The pattern is simple. If the tool splits one client relationship across too many surfaces, the team stops trusting the system and starts routing around it.
Who Should Skip This
Skip the heavier secure platform if the work is low-risk, low-volume, and simple to trace in a shared inbox. A solo operator exchanging occasional PDFs and scheduling notes does not gain much from a portal that adds logins and access rules.
Teams already inside a compliance-heavy suite should avoid a second communication layer unless the second layer replaces a real gap. Extra systems create duplicate archives, duplicate permissions, and more offboarding work.
The same logic applies when clients refuse login steps. If the workflow depends on client adoption and the client side stays resistant, the safest tool is the one with the fewest moving parts and the clearest admin controls.
Final Buying Checklist
Use this as the last pass before a purchase or rollout:
- MFA on every account, no shared passwords.
- Role-based access for admins, staff, and guests.
- Guest access expires by default.
- Audit logs cover at least 90 days, 365 days for approval-heavy work.
- Retention settings change at the workspace or client level.
- Search finds the latest approved file and the thread around it.
- Export preserves conversation and attachment context.
- Offboarding disables users, guest links, and shared folders in one pass.
- Storage growth stays manageable when files are not duplicated across multiple places.
If one of these items sits behind a confusing admin path, the operational cost belongs in the decision.
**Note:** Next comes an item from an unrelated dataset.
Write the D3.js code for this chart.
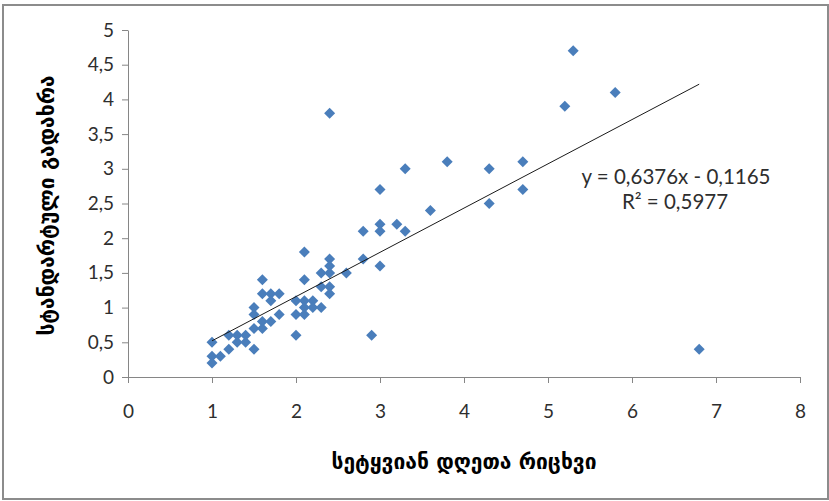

Mistakes That Cost You Later
Buyers lose time when they pick the tool with the most features instead of the cleanest admin path. That mistake shows up later as slow cleanup, missed approvals, and files scattered across multiple records.
Common errors include:
- Choosing encryption alone and ignoring access revocation.
- Picking broad collaboration features that no one maintains.
- Underestimating file storage and archive growth.
- Mixing internal staff chat with client communication.
- Buying for the demo and not for offboarding.
The better rule is plain: choose the system that stays tidy after a staff change or a busy quarter.
The Practical Answer
For most small teams, the right secure communication tool combines MFA, clear roles, searchable logs, and simple offboarding without turning routine client work into system management. A secure shared inbox covers light workflows. A client portal or structured workspace fits teams that move files, approvals, and guest access through the same path. The best fit keeps the security model simpler than the business problem, not the other way around.
Frequently Asked Questions
Is a client portal safer than email?
A portal is safer for controlled file sharing and approval trails. Email stays simpler and works better for low-volume communication, but it needs MFA, clear folder rules, and strict link discipline.
How long should audit logs stay available?
At least 90 days for routine work. Use 365 days when approvals, compliance review, or client disputes enter the picture.
What matters more, encryption or access controls?
Access controls matter more after the message is delivered. Encryption protects transit, but revoked access, guest expiry, and audit logs stop old access from staying open.
What storage detail gets ignored most?
Export size and duplicate storage get ignored most. If the tool stores the same file in several places, cleanup and backup work grow fast.
What is the clearest sign I chose the wrong tool?
Staff stop using it for sensitive work and move files back to personal email or texting. That workaround signals the system adds friction without reducing risk.